Mas o leitor ao ler o poema vai sentir ainda outra dor diferente destas: a 'dor lida', a dor que eles vão construir quando lêem o poema, que também é uma dor intelectualizada.
Se ser poeta é ser fingidor, é porque o ato criativo é um ato pensado, é uma representação, que só se completa quando a obra chega ao leitor.

A última estrofe remete para a dicotomia 'sentir-pensar', uma vez que põe em confronto a razão e o coração. O coração é considerado como um "comboio de corda", um brinquedo sem autonomia que circula unicamente nas "calhas de roda", sem poder mudar de rumo.
O coração representa a emoção, é o que está relacionado com o sentir; já a razão relaciona-se com o pensamento.
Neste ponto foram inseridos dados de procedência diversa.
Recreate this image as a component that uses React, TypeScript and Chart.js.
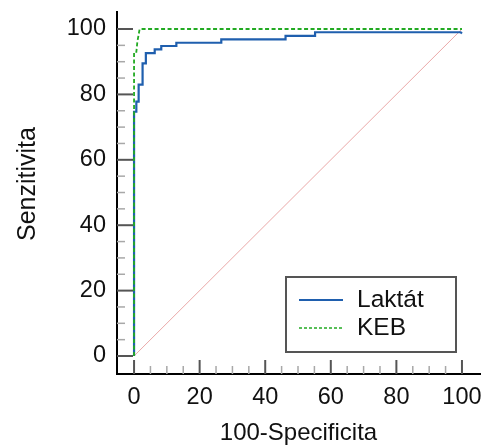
import { useEffect, useRef } from "react";
import { Chart, registerables } from "chart.js";

Chart.register(...registerables);

// ROC curve – Laktát (step points: 100-Specificita, Senzitivita)
const laktatX = [0, 0, 0.7, 0.7, 1.4, 1.4, 2.6, 2.6, 3.6, 3.6, 6.3, 6.3, 8.3, 8.3, 12.9, 12.9, 26.6, 26.6, 46.2, 46.2, 55.2, 55.2, 99.6, 100];
const laktatY = [0, 74.7, 74.7, 77.8, 77.8, 83.0, 83.0, 89.5, 89.5, 92.6, 92.6, 93.8, 93.8, 94.8, 94.8, 95.8, 95.8, 96.8, 96.8, 97.9, 97.9, 99.0, 99.0, 98.6];

// ROC curve – KEB
const kebX = [0, 0, 0.7, 1.0, 1.7, 100];
const kebY = [0, 93.0, 93.0, 96.0, 100, 100];

// reference diagonal
const diagX = [0, 100];
const diagY = [0, 100];

const majorTicks = [0, 20, 40, 60, 80, 100];
const minorTicks = [5, 10, 15, 25, 30, 35, 45, 50, 55, 65, 70, 75, 85, 90, 95];
const legendLabels = ["Laktát", "KEB"];
const xTitle = "100-Specificita";
const yTitle = "Senzitivita";

const FONT = "'Liberation Sans', Arial, sans-serif";
const BLUE = "#1f5fae";
const GREEN = "#22aa22";
const TEXT = "#111111";

const toPts = (xs: number[], ys: number[]) => xs.map((v, i) => ({ x: v, y: ys[i] }));

const zeroPad = (scale: any) => {
  scale.paddingTop = 0;
  scale.paddingBottom = 0;
  scale.paddingLeft = 0;
  scale.paddingRight = 0;
};

const innerTicks = {
  id: "innerTicks",
  beforeDatasetsDraw(chart: any) {
    const { ctx, chartArea } = chart;
    const xs = chart.scales.x;
    const ys = chart.scales.y;
    ctx.save();
    ctx.strokeStyle = "#a8a8a8";
    ctx.lineWidth = 1.5;
    for (const v of minorTicks) {
      const py = ys.getPixelForValue(v);
      ctx.beginPath();
      ctx.moveTo(chartArea.left, py);
      ctx.lineTo(chartArea.left + 8, py);
      ctx.stroke();
      const px = xs.getPixelForValue(v);
      ctx.beginPath();
      ctx.moveTo(px, chartArea.bottom);
      ctx.lineTo(px, chartArea.bottom - 8);
      ctx.stroke();
    }
    ctx.strokeStyle = "#555555";
    ctx.lineWidth = 2;
    for (const v of majorTicks) {
      const py = ys.getPixelForValue(v);
      ctx.beginPath();
      ctx.moveTo(chartArea.left, py);
      ctx.lineTo(chartArea.left + 16, py);
      ctx.stroke();
      const px = xs.getPixelForValue(v);
      ctx.beginPath();
      ctx.moveTo(px, chartArea.bottom);
      ctx.lineTo(px, chartArea.bottom - 14);
      ctx.stroke();
    }
    ctx.restore();
  },
};

const yTitlePlugin = {
  id: "yTitlePlugin",
  afterDraw(chart: any) {
    const { ctx } = chart;
    ctx.save();
    ctx.translate(28, 184);
    ctx.rotate(-Math.PI / 2);
    ctx.fillStyle = TEXT;
    ctx.font = `25px ${FONT}`;
    ctx.textAlign = "center";
    ctx.textBaseline = "middle";
    ctx.fillText(yTitle, 0, 0);
    ctx.restore();
  },
};

const boxLegend = {
  id: "boxLegend",
  afterDraw(chart: any) {
    const { ctx } = chart;
    ctx.save();
    ctx.strokeStyle = "#555555";
    ctx.lineWidth = 2;
    ctx.fillStyle = "#ffffff";
    ctx.fillRect(286, 277, 170, 75);
    ctx.strokeRect(286, 277, 170, 75);
    const rows = [
      { color: BLUE, dash: [] as number[], width: 2.2, y: 300 },
      { color: GREEN, dash: [3, 2], width: 1.6, y: 328 },
    ];
    rows.forEach((r, i) => {
      ctx.strokeStyle = r.color;
      ctx.lineWidth = r.width;
      ctx.setLineDash(r.dash);
      ctx.beginPath();
      ctx.moveTo(299, r.y);
      ctx.lineTo(343, r.y);
      ctx.stroke();
      ctx.setLineDash([]);
      ctx.fillStyle = TEXT;
      ctx.font = `24.5px ${FONT}`;
      ctx.textBaseline = "middle";
      ctx.textAlign = "left";
      ctx.fillText(legendLabels[i], 357, r.y);
    });
    ctx.restore();
  },
};

export default function App() {
  const ref = useRef<HTMLCanvasElement | null>(null);

  useEffect(() => {
    document.body.style.margin = "0";
    if (!ref.current) return;
    const chart = new Chart(ref.current, {
      type: "line",
      data: {
        datasets: [
          {
            label: legendLabels[1],
            data: toPts(kebX, kebY),
            borderColor: GREEN,
            borderWidth: 1.8,
            borderDash: [4, 2.5],
            pointRadius: 0,
            fill: false,
            tension: 0,
            order: 0,
          },
          {
            label: legendLabels[0],
            data: toPts(laktatX, laktatY),
            borderColor: BLUE,
            borderWidth: 2.2,
            pointRadius: 0,
            fill: false,
            tension: 0,
            order: 1,
          },
          {
            label: "ref",
            data: toPts(diagX, diagY),
            borderColor: "#eaa8a8",
            borderWidth: 1,
            pointRadius: 0,
            fill: false,
            order: 2,
          },
        ],
      },
      options: {
        animation: false,
        responsive: false,
        layout: { padding: { top: 12, right: 3, left: 0, bottom: 0 } },
        plugins: { legend: { display: false }, tooltip: { enabled: false } },
        scales: {
          x: {
            type: "linear",
            min: -5.2,
            max: 105.5,
            afterBuildTicks: (axis: any) => {
              axis.ticks = majorTicks.map((v) => ({ value: v }));
            },
            afterFit: (scale: any) => {
              scale.height = 71;
              zeroPad(scale);
            },
            grid: { display: false, drawTicks: false },
            border: { display: true, color: "#000000", width: 2 },
            ticks: {
              color: TEXT,
              font: { family: FONT, size: 23.5 },
              padding: 9,
              maxRotation: 0,
              autoSkip: false,
            },
            title: {
              display: true,
              text: xTitle,
              color: TEXT,
              font: { family: FONT, size: 24, lineHeight: 1 },
              padding: { top: 0, bottom: 0 },
            },
          },
          y: {
            type: "linear",
            min: -5.5,
            max: 105.2,
            afterBuildTicks: (axis: any) => {
              axis.ticks = majorTicks.map((v) => ({ value: v }));
            },
            afterFit: (scale: any) => {
              scale.width = 117;
              zeroPad(scale);
            },
            grid: { display: false, drawTicks: false },
            border: { display: true, color: "#000000", width: 2 },
            ticks: {
              color: TEXT,
              font: { family: FONT, size: 23.5 },
              padding: 11,
              autoSkip: false,
            },
            title: { display: false },
          },
        },
      },
      plugins: [innerTicks, boxLegend, yTitlePlugin],
    });
    return () => chart.destroy();
  }, []);

  return (
    <div style={{ width: 483, height: 445 }}>
      <canvas ref={ref} width={483} height={445} />
    </div>
  );
}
O coração é aquilo que apenas serve para "entreter a razão".

Conclui-se, então, que a experiência emocional é o ponto de partida para a criação poética, mas só quando filtrada pela razão.








Fernando Pessoa, Ortónimo

Principais características temáticas:



  • Identidade perdida;
  • Consciência do absurdo da existência;
  • Tensão entre Sinceridade/Fingimento, Consciência/Inocência;
  • Anti-sensacionismo: inteletualização da emoção;
  • Estados negativos: solidão, cepticismo, tédio, angústia, cansaço, desespero;
  • Inquietação metafísica;
  • Neoplatonismo;
  • Refúgio no sonho e no ocultismo;
  • Criação de heterónimos ("Sê plural como o universo!");
  • Intuição de um destino coletivo e épico para o seu país (Mensagem);
  • Tentativa da superação da dor e do presente, através da evocação da infância onde a felicidade ficou perdida e onde não existia o "sentir";
  • Tem uma visão negativa e pessimista da existência - o futuro aumentará a sua angústia, pois é o resultado de sucessivos presentes carregados de negatividade.



Temáticas na sua poesia:

  • O sonho - interseção entre sonho e realidade (ex.: Chuva oblíqua);
  • Angústia existencial e a nostalgia da infância (ex.: Pobre velha música);
  • Distância entre o idealizado e o realizado (ex.: Tudo o que faço ou medito);
  • A intelectualização das emoções e dos sentimentos para a criação da arte (ex.: O que julguei que senti).